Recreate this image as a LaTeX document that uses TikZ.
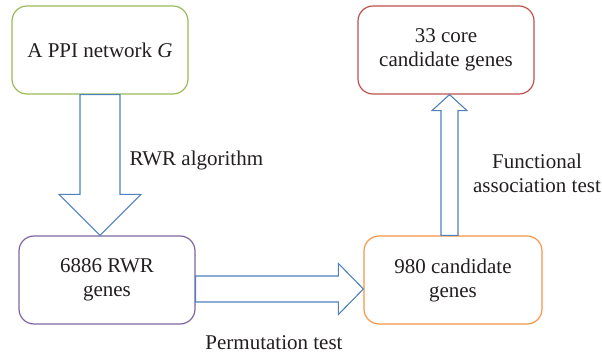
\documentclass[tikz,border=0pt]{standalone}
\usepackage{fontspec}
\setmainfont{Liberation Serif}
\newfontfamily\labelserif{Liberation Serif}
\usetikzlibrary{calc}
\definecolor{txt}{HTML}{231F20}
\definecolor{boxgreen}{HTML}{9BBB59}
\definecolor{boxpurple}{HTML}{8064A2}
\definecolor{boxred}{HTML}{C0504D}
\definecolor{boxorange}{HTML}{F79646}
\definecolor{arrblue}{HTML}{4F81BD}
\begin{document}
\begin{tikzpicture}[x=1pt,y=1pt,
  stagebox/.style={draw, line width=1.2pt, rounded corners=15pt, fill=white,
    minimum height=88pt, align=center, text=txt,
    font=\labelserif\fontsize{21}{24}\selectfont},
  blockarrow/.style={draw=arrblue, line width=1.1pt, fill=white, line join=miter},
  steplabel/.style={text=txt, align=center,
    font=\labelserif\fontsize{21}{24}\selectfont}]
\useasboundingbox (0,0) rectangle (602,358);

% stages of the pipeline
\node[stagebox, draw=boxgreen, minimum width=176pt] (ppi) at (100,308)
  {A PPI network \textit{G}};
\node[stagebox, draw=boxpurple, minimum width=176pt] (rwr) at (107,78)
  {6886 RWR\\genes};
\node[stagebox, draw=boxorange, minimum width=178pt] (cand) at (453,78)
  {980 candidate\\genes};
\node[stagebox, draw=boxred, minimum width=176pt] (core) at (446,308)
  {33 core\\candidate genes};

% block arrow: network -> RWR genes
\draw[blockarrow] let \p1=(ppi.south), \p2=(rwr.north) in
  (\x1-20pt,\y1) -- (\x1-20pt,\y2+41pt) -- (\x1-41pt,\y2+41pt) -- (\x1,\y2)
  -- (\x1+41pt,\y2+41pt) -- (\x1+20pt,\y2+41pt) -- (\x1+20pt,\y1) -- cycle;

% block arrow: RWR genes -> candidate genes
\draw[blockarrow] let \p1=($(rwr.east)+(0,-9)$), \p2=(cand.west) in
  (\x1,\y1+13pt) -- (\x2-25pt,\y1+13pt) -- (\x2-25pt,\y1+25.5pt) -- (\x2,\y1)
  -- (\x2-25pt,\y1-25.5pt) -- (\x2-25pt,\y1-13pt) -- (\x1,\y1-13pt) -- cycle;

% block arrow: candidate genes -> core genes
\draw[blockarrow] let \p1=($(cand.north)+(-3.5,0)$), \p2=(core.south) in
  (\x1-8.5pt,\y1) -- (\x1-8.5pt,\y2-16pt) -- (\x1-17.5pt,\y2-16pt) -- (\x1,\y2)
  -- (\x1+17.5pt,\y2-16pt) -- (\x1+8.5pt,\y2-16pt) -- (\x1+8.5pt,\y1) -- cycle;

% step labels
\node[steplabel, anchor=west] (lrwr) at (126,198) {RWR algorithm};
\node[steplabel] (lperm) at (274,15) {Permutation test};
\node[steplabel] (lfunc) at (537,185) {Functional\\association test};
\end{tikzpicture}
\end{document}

- Request
Reproduce all of the data exactly, omitting each picture it holds.

- Solution
Recreate this image as a LaTeX document that uses TikZ.
\documentclass[tikz,border=0pt]{standalone}
\usepackage{fontspec}
\setmainfont{Liberation Serif}
\newfontfamily\labelserif{Liberation Serif}
\usetikzlibrary{calc}
\definecolor{txt}{HTML}{231F20}
\definecolor{boxgreen}{HTML}{9BBB59}
\definecolor{boxpurple}{HTML}{8064A2}
\definecolor{boxred}{HTML}{C0504D}
\definecolor{boxorange}{HTML}{F79646}
\definecolor{arrblue}{HTML}{4F81BD}
\begin{document}
\begin{tikzpicture}[x=1pt,y=1pt,
  stagebox/.style={draw, line width=1.2pt, rounded corners=15pt, fill=white,
    minimum height=88pt, align=center, text=txt,
    font=\labelserif\fontsize{21}{24}\selectfont},
  blockarrow/.style={draw=arrblue, line width=1.1pt, fill=white, line join=miter},
  steplabel/.style={text=txt, align=center,
    font=\labelserif\fontsize{21}{24}\selectfont}]
\useasboundingbox (0,0) rectangle (602,358);

% stages of the pipeline
\node[stagebox, draw=boxgreen, minimum width=176pt] (ppi) at (100,308)
  {A PPI network \textit{G}};
\node[stagebox, draw=boxpurple, minimum width=176pt] (rwr) at (107,78)
  {6886 RWR\\genes};
\node[stagebox, draw=boxorange, minimum width=178pt] (cand) at (453,78)
  {980 candidate\\genes};
\node[stagebox, draw=boxred, minimum width=176pt] (core) at (446,308)
  {33 core\\candidate genes};

% block arrow: network -> RWR genes
\draw[blockarrow] let \p1=(ppi.south), \p2=(rwr.north) in
  (\x1-20pt,\y1) -- (\x1-20pt,\y2+41pt) -- (\x1-41pt,\y2+41pt) -- (\x1,\y2)
  -- (\x1+41pt,\y2+41pt) -- (\x1+20pt,\y2+41pt) -- (\x1+20pt,\y1) -- cycle;

% block arrow: RWR genes -> candidate genes
\draw[blockarrow] let \p1=($(rwr.east)+(0,-9)$), \p2=(cand.west) in
  (\x1,\y1+13pt) -- (\x2-25pt,\y1+13pt) -- (\x2-25pt,\y1+25.5pt) -- (\x2,\y1)
  -- (\x2-25pt,\y1-25.5pt) -- (\x2-25pt,\y1-13pt) -- (\x1,\y1-13pt) -- cycle;

% block arrow: candidate genes -> core genes
\draw[blockarrow] let \p1=($(cand.north)+(-3.5,0)$), \p2=(core.south) in
  (\x1-8.5pt,\y1) -- (\x1-8.5pt,\y2-16pt) -- (\x1-17.5pt,\y2-16pt) -- (\x1,\y2)
  -- (\x1+17.5pt,\y2-16pt) -- (\x1+8.5pt,\y2-16pt) -- (\x1+8.5pt,\y1) -- cycle;

% step labels
\node[steplabel, anchor=west] (lrwr) at (126,198) {RWR algorithm};
\node[steplabel] (lperm) at (274,15) {Permutation test};
\node[steplabel] (lfunc) at (537,185) {Functional\\association test};
\end{tikzpicture}
\end{document}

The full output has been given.